• Google Tracking Political Trends
    In Tampa at the Republican National Convention, Google carved a space for tracking political trends and the keywords spoken by candidates, especially on mobile devices. The top four-searched speaks included Paul Ryan, Susana Martinez, Condoleezza Rice, and John McCain. When Ryan spoke about his mom as a role model, searches on the topic spiked.
  • How To Test And Compare URLs
    Google removed display and destination URLs as key fields, which disables the ability to test and compare. Text ads are only matched on headline, description 1, and description 2. PPC Hero tells us how to get around Google's change when split testing display URLs and Destination URLs.
  • Link-Building Resources
    Kristi Hines gives us 79 link-building resources. She runs down changes in the industry to Google's algorithm. Hines explains the nuances of a post-Penguin era, and provides advice to support changes resulting from Penguin and unnatural link warnings, as well as content on links to avoid, link building with content, and link building for local.
  • Thinking Global Paid-Search Campaigns?

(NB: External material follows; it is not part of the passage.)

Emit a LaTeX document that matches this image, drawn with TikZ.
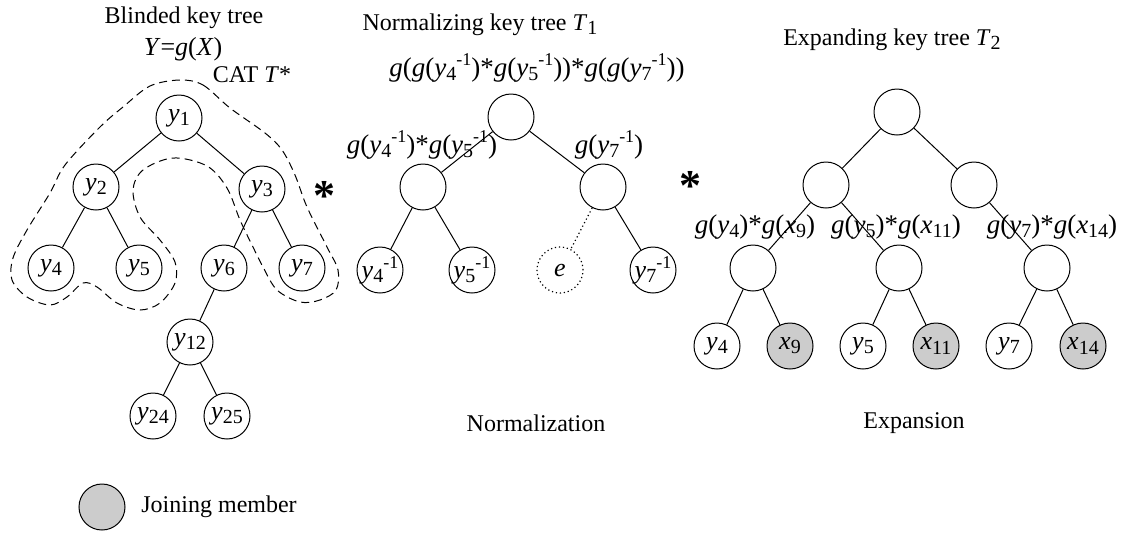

    Traditional search engine optimization techniques or paid-search campaigns for local can be slow to convert when expanding into a global market. Christian Arno provides advice on targeting specific markets, includuing focusing on different search engines, relevant keywords and copy.
  • Google Launches BigQuery Tools For Big Data
    Google added two features to a project it calls BigQuery, giving users new ways to work with data, according to Ju-kay Kwek, Google's BigQuery product manager. The first, BigQuery Connector for Excel, makes it easier to execute queries using Microsoft Excel. It takes advantage of Excel’s standard Web query feature to eliminate manually importing data and running queries directly in Excel. The other tool allows users to designate a query as a batch query and it will complete within a few hours. Kwek provides the pricing model for the service.
  • Tech Money Going To Obama Campaign
    President Barack Obama's campaign is getting financial help from people at Microsoft and Google. Mitt Romney seems to attract banks and investment houses. No surprise there. Aside from "other," Obama attracts the most campaign donations from lawyers and lobbyists, while Romney pulls in most of the cash from finance, insurance and real estate sectors. CNET points to the funding.
  • Bing Map Imagery Excludes Area 51, Vandenberg Air Force Base
    Microsoft wrapped up a two-year project supported by the Boulder, Colo.-based Bing team that supports images for Maps. The group imaged nearly the entire United States, according to Laura Snider. The imagery excludes Nevada's Area 51 and California's Vandenberg Air Force Base, as required by the federal government. Snider tells us Bing's 30-centimeter resolution allows viewers to search and see anything larger than a foot in width.
  • Google Takedown Copyright Requests Rise
    Dan Worth gives us a glimpse into requests by copyright holders asking Google to take down content. In a Transparency Report frequently updated online, the Mountain View, Calif. company lists more than 5.6 million URLs; 31,628 domains; 1,845 copyright owners; and 1,376 reporting organizations. Worth tells us that "requests submitted to the search giant peaked at 1.49 million the week of August 13, compared to 156,708 in the same time period in 2011."
  • How Apple's Patent Win Changes Mobile
    What are the ramifications of the Aug. 24 ruling by the U.S. District Court jury, which awarded Apple more than $1.05 billion in damages after finding Samsung in violation of infringing on six of Apple's designs? It could impact searches on engines, but Seeking Alpha doesn't explore that possibility. We learn about other possible effects of the judgement on the mobile industry's research and development spending. It increases Apple's position in the market and commands about 70% of quarterly profits.
  • Enter The Enterprise BYO Device Era
    ABI Research estimates 2.4 billion employees will use smartphones by 2017. The annual 17% growth rate represents nearly three times more smartphones being used by employees. It turns the bring your own device (BYOD) into billions strong, rather than millions. This will spur new tools, apps, and a ton of data, according to the research group.